Le dilemme des missiles antichars de l’armée indienne : pourquoi les solutions locales de 3e génération restent ignorées

Face à la montée en puissance des menaces blindées, l’armée indienne continue de privilégier des missiles antichars importés, malgré le développement d’armes de 3e génération produites localement. Ce paradoxe illustre les difficultés rencontrées par New Delhi pour intégrer ses solutions nationales dans un contexte stratégique et industriel complexe.

Depuis plusieurs années, l’armée indienne cherche à renforcer ses capacités antichars pour contrer les blindés adverses équipant notamment la Chine et le Pakistan.
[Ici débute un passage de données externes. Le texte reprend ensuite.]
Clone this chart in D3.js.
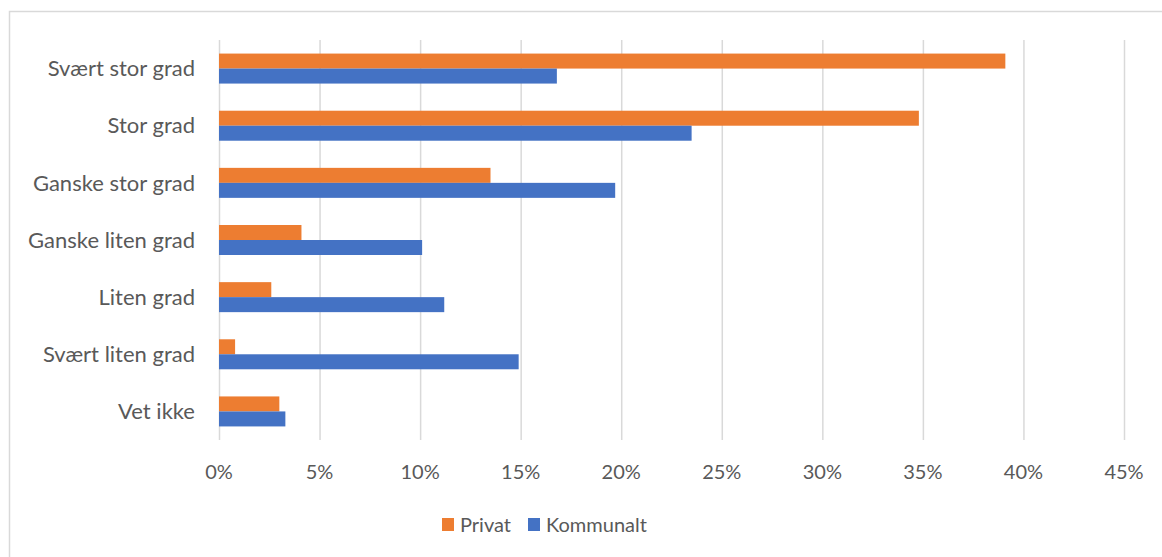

Toutefois, malgré l’existence de missiles antichars de troisième génération conçus par des entreprises indiennes telles que Bharat Dynamics Limited (BDL) et l’Organisation de recherche et développement en défense (DRDO), ces systèmes restent largement sous-exploités.
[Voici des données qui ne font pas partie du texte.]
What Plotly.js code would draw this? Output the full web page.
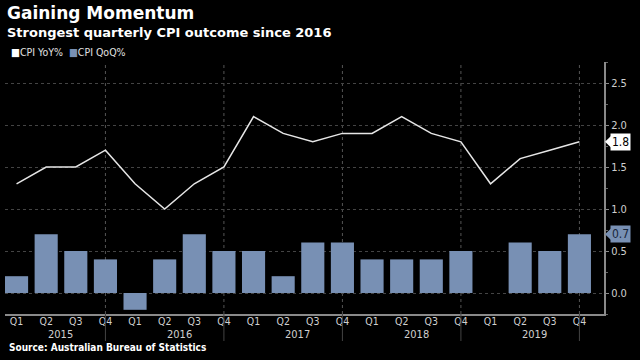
<!DOCTYPE html>
<html>
<head>
<meta charset="utf-8">
<script src="https://cdn.plot.ly/plotly-3.0.1.min.js"></script>
<style>
html,body{margin:0;padding:0;background:#000;}
#chart{width:640px;height:360px;}
</style>
</head>
<body>
<div id="chart"></div>
<script>
const quarters = ["Q1","Q2","Q3","Q4","Q1","Q2","Q3","Q4","Q1","Q2","Q3","Q4","Q1","Q2","Q3","Q4","Q1","Q2","Q3","Q4"];
const years = ["2015","2016","2017","2018","2019"];
const cpiYoY = [1.3,1.5,1.5,1.7,1.3,1.0,1.3,1.5,2.1,1.9,1.8,1.9,1.9,2.1,1.9,1.8,1.3,1.6,1.7,1.8];
const cpiQoQ = [0.2,0.7,0.5,0.4,-0.2,0.4,0.7,0.5,0.5,0.2,0.6,0.6,0.4,0.4,0.4,0.5,0.0,0.6,0.5,0.7];
const yTicks = [0,0.5,1.0,1.5,2.0,2.5];

const idx = quarters.map((q,i)=>i);
const narrow = "Liberation Sans Narrow, DejaVu Sans Condensed, Arial Narrow, sans-serif";
const barColor = "#7890b4";
const lineColor = "#e6e6e6";

const traces = [
  {type:"bar", x:idx, y:cpiQoQ, marker:{color:barColor}, width:0.78, name:"CPI QoQ%", hoverinfo:"skip"},
  {type:"scatter", mode:"lines", x:idx, y:cpiYoY, line:{color:lineColor, width:1.5}, name:"CPI YoY%", hoverinfo:"skip"}
];

// pixel geometry: plot area top 62, bottom 314, height 252
const plotTop = 62, plotH = 252;
function py(pix){ return (plotTop + plotH - pix)/plotH; }

const shapes = [];
const annotations = [];
// year separators through Q4 positions
years.forEach((yr,k)=>{
  const xq4 = 4*k+3;
  shapes.push({type:"line", xref:"x", yref:"paper", x0:xq4, x1:xq4, y0:0, y1:1, layer:"below",
    line:{color:"#555", width:1, dash:"dot"}});
  shapes.push({type:"line", xref:"x", yref:"paper", x0:xq4, x1:xq4, y0:py(341), y1:0, layer:"above",
    line:{color:"#444", width:1}});
  annotations.push({xref:"x", yref:"paper", x:4*k+1.5, y:py(334), text:yr, showarrow:false,
    yanchor:"middle", xanchor:"center", font:{family:narrow, size:11, color:"#cfcfcf"}});
});

// value labels on right axis
const lastYoY = cpiYoY[cpiYoY.length-1];
const lastQoQ = cpiQoQ[cpiQoQ.length-1];
function tag(val, bg, fg){
  const dy = 0.068;
  shapes.push({type:"path", xref:"paper", yref:"y", layer:"above",
    path:`M 1.0017 ${val} L 1.0117 ${val+dy} L 1.0117 ${val-dy} Z`,
    fillcolor:bg, line:{width:0}});
  annotations.push({xref:"paper", yref:"y", x:1.0100, y:val, text:val.toFixed(1), showarrow:false,
    xanchor:"left", yanchor:"middle", bgcolor:bg, borderpad:1,
    font:{family:narrow, size:12, color:fg}});
}
tag(lastYoY, "#ffffff", "#000000");
tag(lastQoQ, barColor, "#17253a");

// titles, legend, source
annotations.push({xref:"paper", yref:"paper", x:0.0, y:py(12.5), text:"<b>Gaining Momentum</b>", showarrow:false,
  xanchor:"left", yanchor:"middle", font:{family:"DejaVu Sans, sans-serif", size:17, color:"#ffffff"}});
annotations.push({xref:"paper", yref:"paper", x:0.0, y:py(33), text:"<b>Strongest quarterly CPI outcome since 2016</b>", showarrow:false,
  xanchor:"left", yanchor:"middle", font:{family:"DejaVu Sans, sans-serif", size:13, color:"#ffffff"}});
annotations.push({xref:"paper", yref:"paper", x:0.007, y:py(52.5), text:"<span style='color:#ffffff'>■</span>CPI YoY%  <span style='color:"+barColor+"'>■</span>CPI QoQ%", showarrow:false,
  xanchor:"left", yanchor:"middle", font:{family:narrow, size:10.5, color:"#e0e0e0"}});
annotations.push({xref:"paper", yref:"paper", x:0.003, y:py(347.5), text:"<b>Source: Australian Bureau of Statistics</b>", showarrow:false,
  xanchor:"left", yanchor:"middle", font:{family:"DejaVu Sans Condensed, DejaVu Sans, sans-serif", size:10, color:"#ffffff"}});

const layout = {
  width:640, height:360,
  paper_bgcolor:"#000000", plot_bgcolor:"#000000",
  margin:{l:5, r:36, t:62, b:46},
  showlegend:false,
  xaxis:{
    range:[-0.39, 19.83],
    tickmode:"array", tickvals:idx, ticktext:quarters,
    showgrid:false, zeroline:false,
    showline:true, linecolor:"#8a8a8a", linewidth:1.5,
    ticks:"", ticklabelstandoff:-3,
    tickfont:{family:narrow, size:10.5, color:"#cfcfcf"},
    fixedrange:true
  },
  yaxis:{
    side:"right",
    range:[-0.25, 2.75],
    tickmode:"array", tickvals:yTicks, ticktext:yTicks.map(v=>v.toFixed(1)),
    showgrid:true, gridcolor:"#444444", griddash:"dot", gridwidth:1,
    zeroline:false,
    showline:true, linecolor:"#8a8a8a", linewidth:2,
    ticks:"outside", ticklen:3, tickcolor:"#8a8a8a", tickwidth:1,
    minor:{dtick:0.25, tick0:0, ticks:"outside", ticklen:2, tickcolor:"#666", showgrid:false},
    tickfont:{family:narrow, size:11, color:"#cfcfcf"},
    fixedrange:true
  },
  shapes:shapes,
  annotations:annotations
};

Plotly.newPlot("chart", traces, layout, {staticPlot:true, displayModeBar:false});
</script>
</body>
</html>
Les missiles de troisième génération se caractérisent par une capacité toute autonomie lors de l’attaque, souvent grâce à un guidage « tir et oublie », ainsi qu’une grande efficacité contre les blindés modernisés équipés de dispositifs de protection active. Paradoxalement, l’armée indienne continue d’importer massivement des systèmes comme le Spike israélien ou le russe Kornet-E, jugés plus matures et éprouvés sur le terrain.

Plusieurs facteurs expliquent ce choix :

  • Manque de confiance opérationnelle : Les forces indiennes restent prudentes face à des systèmes locaux encore en phase de développement ou de test, craignant des défaillances dans des conditions de combat réelles.
  • Contraintes budgétaires et logistiques : Les structures existantes sont adaptées aux équipements importés, et la substitution complète par des solutions locales implique des coûts additionnels et une période de transition complexe.
  • Rythme lent des programmes nationaux : Les projets de développement de missiles antichars indiens souffrent souvent de retards, limitant leur disponibilité en quantités suffisantes.
  • Pressions géopolitiques : Les alliances stratégiques avec des partenaires étrangers favorisent l’acquisition de systèmes éprouvés, au détriment d’une autonomie complète dans ce domaine.

Pourtant, les initiatives nationales ont produit des systèmes prometteurs, capables de rivaliser avec leurs homologues étrangers. Par exemple, le missile antichar Nag, lancé par la DRDO, bénéficie de fonctionnalités avancées et d’une conception spécifique adaptée au terrain indien. De plus, la promotion de ces technologies locales pourrait renforcer l’autonomie stratégique et stimuler l’industrie de défense indienne.

Le dilemme indien illustre donc une problématique plus large concernant la modernisation des forces armées : comment équilibrer la dépendance aux technologies étrangères tout en développant une industrie locale crédible et compétitive ? Le cas des missiles antichars souligne la nécessaire coordination entre les capacités industrielles, les exigences opérationnelles et les choix géopolitiques.

Dans les années à venir, la capacité de l’Inde à intégrer efficacement ses propres systèmes d’armes à la pointe, notamment dans le domaine antichar, sera un indicateur clé de sa montée en puissance militaire. Les efforts pour accorder une plus grande confiance aux solutions locales devront s’accompagner d’un soutien institutionnel et financier accru.